Militaire en Indochine, puis en Algérie et fréquentant les milieux d'ultra-droite, Jean-Marie Le Pen débute sa carrière politique en 1956, à l’âge de 27 ans, lorsqu’il est élu plus jeune député de France sur les listes de Pierre Poujade. Un siège qu’il perdra en 1962 et qu’il ne récupérera qu’en 1986. En octobre 1972, il prend la tête du Front national, dans lequel il parvient à faire cohabiter toutes les tendances de l’extrême-droite française, des partisans de l’Algérie française aux nostalgiques de Vichy, en passant par les ultra-conservateurs catholiques. Mais ce n’est que dans les années 1980 que son parti perce sur le plan électoral, quand le FN récolte 10,95 % des voix aux européennes de 1984 et envoie neuf députés, dont Le Pen, à Bruxelles. Quatre ans plus tard, le "menhir", comme on le surnomme, obtient 14,38 % des voix à la présidentielle contre 0,74 % en 1974.
Dérapages assumés
Jean-Marie Le Pen est cependant rapidement mis au banc de la vie politique en raison de ses idées extrémistes et de ses nombreux dérapages assumés. Dans son collimateur : l’immigration et l’histoire de la Seconde Guerre mondiale. Les chambres à gaz sont un de ses thèmes favoris. En 1987, il déclare que les "chambres à gaz" sont un "détail" de l'histoire de la Seconde guerre mondiale. Condamné à plusieurs reprises pour ses propos, il a été accusé, tout au long de sa carrière, d’incitation à la haine raciale.
Ses sorties sulfureuses lui valent d’incarner, aux yeux des médias et de la classe politique, le racisme et la xénophobie, bien que sa cote auprès de ses militants reste intact. De 1989 à 1998, le FN obtient des scores à deux chiffres lors de chaque élection (législatives, régionales, présidentielle et européennes).
Séisme politique
Cependant, à la fin de 1998, le parti sort considérablement affaibli d’une scission en son sein, provoquée par une contestation interne de la stratégie de Le Pen et le départ de plusieurs de ses cadres, dont son numéro deux, Bruno Mégret. Contrairement à son chef, Mégret milite pour sceller des alliances avec les partis de la droite traditionnelle. Lors des élections européennes de 1999, le FN ne récoltera que 5,69 % des voix.

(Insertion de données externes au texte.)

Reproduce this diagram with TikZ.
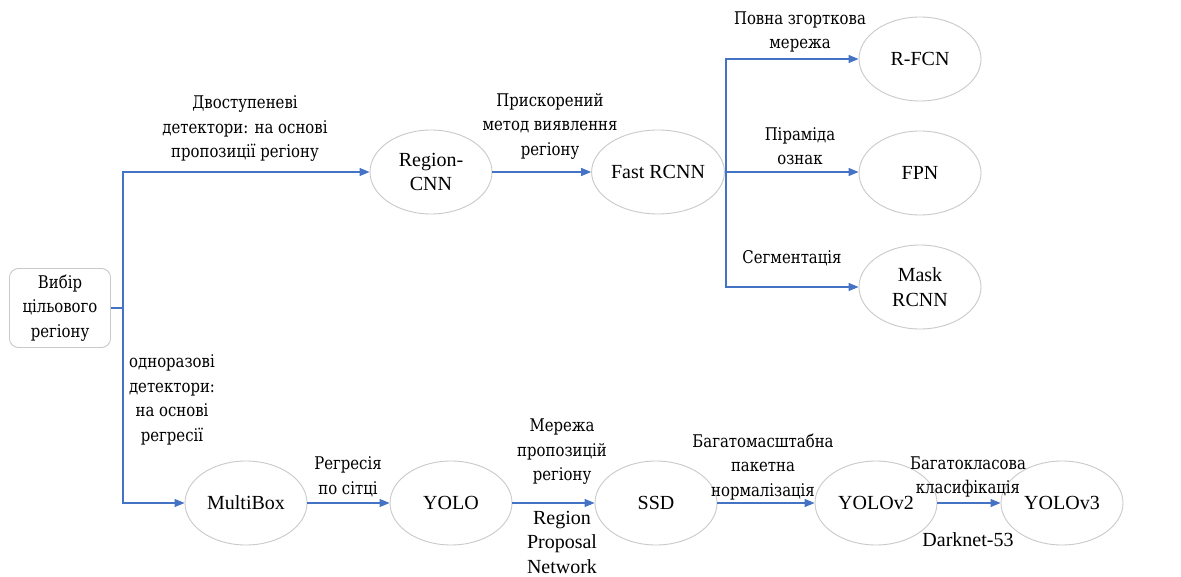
\documentclass[tikz,border=0pt]{standalone}
\usepackage{fontspec}
\setmainfont{Liberation Serif}
\newfontfamily\cyrfont{DejaVu Serif}[FakeStretch=0.85]
\usetikzlibrary{arrows.meta, shapes.geometric, calc}

\definecolor{flowblue}{HTML}{4472C4}
\definecolor{rimgrey}{HTML}{C9C9C9}

\tikzset{
  model/.style={ellipse, draw=rimgrey, line width=0.9pt, fill=white,
    minimum width=122pt, minimum height=84pt, inner sep=0pt, align=center},
  startbox/.style={draw=rimgrey, line width=0.9pt, rounded corners=9pt,
    minimum width=101pt, minimum height=79pt, inner sep=0pt, align=center,
    font=\cyrfont\fontsize{17.5}{24.5}\selectfont},
  flow/.style={draw=flowblue, line width=1.2pt,
    -{Triangle[length=10pt,width=8pt]}},
  trunk/.style={draw=flowblue, line width=1.2pt},
  lbl/.style={align=center, inner sep=0pt,
    font=\cyrfont\fontsize{17.5}{24.5}\selectfont},
  lbllat/.style={align=center, inner sep=0pt}
}

\begin{document}
\begin{tikzpicture}[x=1pt,y=-1pt,font=\fontsize{20}{24.5}\selectfont]
  \useasboundingbox (0,0) rectangle (1181,577);
  % \draw[help lines] (0,0) grid[step=50] (1181,577);

  % start and branch points
  \node[startbox] (sel) at (60,308) {Вибір\\цільового\\регіону};
  \coordinate (fork) at (123,308);
  \coordinate (split) at (726,172);

  % two-stage branch
  \node[model] (rcnn)  at (431,172) {Region-\\CNN};
  \node[model] (fast)  at (658,172) {Fast RCNN};
  \node[model] (rfcn)  at (920,59)  {R-FCN};
  \node[model] (fpn)   at (920,173) {FPN};
  \node[model] (mask)  at (920,287) {Mask\\RCNN};

  % one-stage branch
  \node[model] (mbox)  at (246,503) {MultiBox};
  \node[model] (yolo)  at (451,503) {YOLO};
  \node[model] (ssd)   at (656,503) {SSD};
  \node[model] (yolo2) at (876,503) {YOLOv2};
  \node[model] (yolo3) at (1062,503) {YOLOv3};

  % connectors
  \draw[trunk] (sel.east) -- (fork);
  \draw[flow] (fork) |- (rcnn);
  \draw[flow] (fork) |- (mbox);
  \draw[flow] (rcnn) -- (fast);
  \draw[trunk] (fast.east) -- (split);
  \draw[flow] (split) |- (rfcn);
  \draw[flow] (split) -- (split -| fpn.west);
  \draw[flow] (split) |- (mask);
  \draw[flow] (mbox) -- (yolo);
  \draw[flow] (yolo) -- (ssd);
  \draw[flow] (ssd) -- (yolo2);
  \draw[flow] (yolo2) -- (yolo3);

  % labels
  \node[lbl] (twostage) at (245,129) {Двоступеневі\\детектори: на основі\\пропозиції регіону};
  \node[lbl] (faster)   at (550,126) {Прискорений\\метод виявлення\\регіону};
  \node[lbl] (fullconv) at (800,32)  {Повна згорткова\\мережа};
  \node[lbl] (pyramid)  at (800,146) {Піраміда\\ознак};
  \node[lbl] (segm)     at (792,258) {Сегментація};
  \node[lbl] (onestage) at (172,400) {одноразові\\детектори:\\на основі\\регресії};
  \node[lbl] (gridreg)  at (348,477) {Регресія\\по сітці};
  \node[lbl] (rpnua)    at (562,452) {Мережа\\пропозицій\\регіону};
  \node[lbllat] (rpnen) at (562,542) {Region\\Proposal\\Network};
  \node[lbl] (batchn)   at (763,467) {Багатомасштабна\\пакетна\\нормалізація};
  \node[lbl] (multicls) at (968,477) {Багатокласова\\класифікація};
  \node[lbllat] (darknet) at (968,540) {Darknet-53};
\end{tikzpicture}
\end{document}
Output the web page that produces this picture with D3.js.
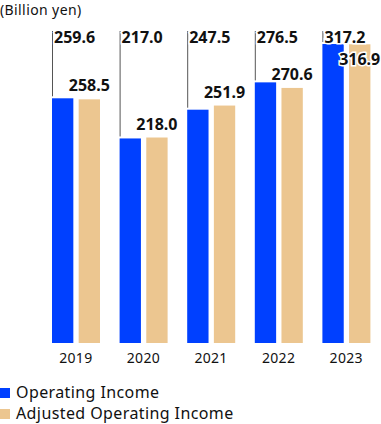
<!DOCTYPE html>
<html><head><meta charset="utf-8">
<script src="https://cdn.jsdelivr.net/npm/d3@7"></script>
<style>body{margin:0;background:#fff}svg{display:block}</style>
</head><body>
<script>
const years = ["2019","2020","2021","2022","2023"];
const operatingIncome = [259.6, 217.0, 247.5, 276.5, 317.2];
const adjustedIncome = [258.5, 218.0, 251.9, 270.6, 316.9];
const seriesNames = ["Operating Income", "Adjusted Operating Income"];
const colors = ["#0040ff", "#ecc690"];
const unitLabel = "(Billion yen)";

const W = 381, H = 424;
const svg = d3.select("body").append("svg").attr("width", W).attr("height", H);

const x = d3.scaleBand().domain(years).range([41, 379]).paddingInner(0.0).paddingOuter(0);
const xs = d3.scaleBand().domain([0,1]).range([11, 59]).paddingInner(0.2);
const y = d3.scaleLinear().domain([0, 317.2]).range([343, 44]);

svg.append("text").attr("x", 0).attr("y", 15).text(unitLabel)
  .style("font-family", "'Noto Sans'").style("font-size", "14px")
  .style("letter-spacing", "0.4px").attr("fill", "#111");

const g = svg.selectAll("g.yr").data(years).enter().append("g")
  .attr("transform", d => `translate(${x(d)},0)`);

// bars
[operatingIncome, adjustedIncome].forEach((vals, si) => {
  g.append("rect")
    .attr("x", xs(si)).attr("width", xs.bandwidth())
    .attr("y", (d,i) => y(vals[i])).attr("height", (d,i) => y(0) - y(vals[i]))
    .attr("fill", colors[si]);
});

// leader lines
g.append("line")
  .attr("x1", xs(0)+0.5).attr("x2", xs(0)+0.5)
  .attr("y1", 31).attr("y2", (d,i) => y(operatingIncome[i]) - 2)
  .attr("stroke", "#555").attr("stroke-width", 1);

const labelStyle = s => s.style("font-family", "'Noto Sans', sans-serif")
  .style("font-weight", "bold").style("font-size", "16px").attr("fill", "#111")
  .attr("stroke", "#fff").attr("stroke-width", 3).attr("paint-order", "stroke");

g.append("text").attr("x", xs(0) + 2).attr("y", 43)
  .text((d,i) => operatingIncome[i].toFixed(1)).call(labelStyle);

g.append("text").attr("x", xs(1) + xs.bandwidth()/2).attr("text-anchor", "middle")
  .attr("y", (d,i) => Math.max(y(adjustedIncome[i]) - 8, 65))
  .text((d,i) => adjustedIncome[i].toFixed(1)).call(labelStyle);

// x axis labels
g.append("text").attr("x", xs(0) + xs.bandwidth() + 2.5).attr("text-anchor", "middle")
  .attr("y", 363).text(d => d)
  .style("font-family", "'Noto Sans'").style("font-size", "14px")
  .style("letter-spacing", "0.3px").attr("fill", "#111");

// legend
const lg = svg.selectAll("g.lg").data(seriesNames).enter().append("g")
  .attr("transform", (d,i) => `translate(0,${388 + i*21})`);
lg.append("rect").attr("x", 0).attr("y", 0).attr("width", 10).attr("height", 10)
  .attr("fill", (d,i) => colors[i]);
lg.append("text").attr("x", 16).attr("y", 10).text(d => d)
  .style("font-family", "'Noto Sans'").style("font-size", "16px")
  .style("letter-spacing", "0.4px").attr("fill", "#111");
</script>
</body></html>
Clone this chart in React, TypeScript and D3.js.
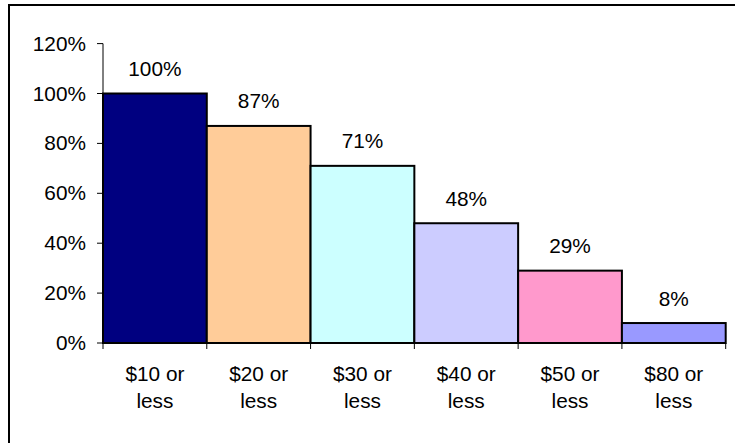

Paradoxalement, bien que marginalisé, Le Pen signera son principal fait d’armes politique quelques années plus tard. Le 21 avril 2002, le président du Front national parvient à se hisser au deuxième tour de la présidentielle avec 16,86 % des voix, au dépens du candidat socialiste Lionel Jospin. Ce séisme politique pousse plusieurs millions de personnes à descendre dans les rues pour manifester contre le FN et son chef tout au long de l’entre-deux-tours. Opposé au président sortant Jacques Chirac, il est sévèrement battu avec 17,79 % des voix. "Ouf", titre le lendemain le quotidien "Libération".
En 2007, son score à la présidentielle est en chute libre (10,44 %), tandis que ses troupes ne récoltent que 4,29 % aux législatives. Le Pen accusera le président Nicolas Sarkozy d’avoir capté son électorat en s’inspirant des idées du Front national. Confronté à des difficultés financières, le parti rebondit lors des régionales de 2010 (11,42 %), sous l’égide de sa fille Marine, nommée vice-présidente du parti.
Le doyen de la scène politique française a renoncé à se présenter à l'élection présidentielle de 2012. Il sera nommé "président d'honneur" du FN après le congrès de Tours, et conservera ses mandats de député européen et de conseiller régional.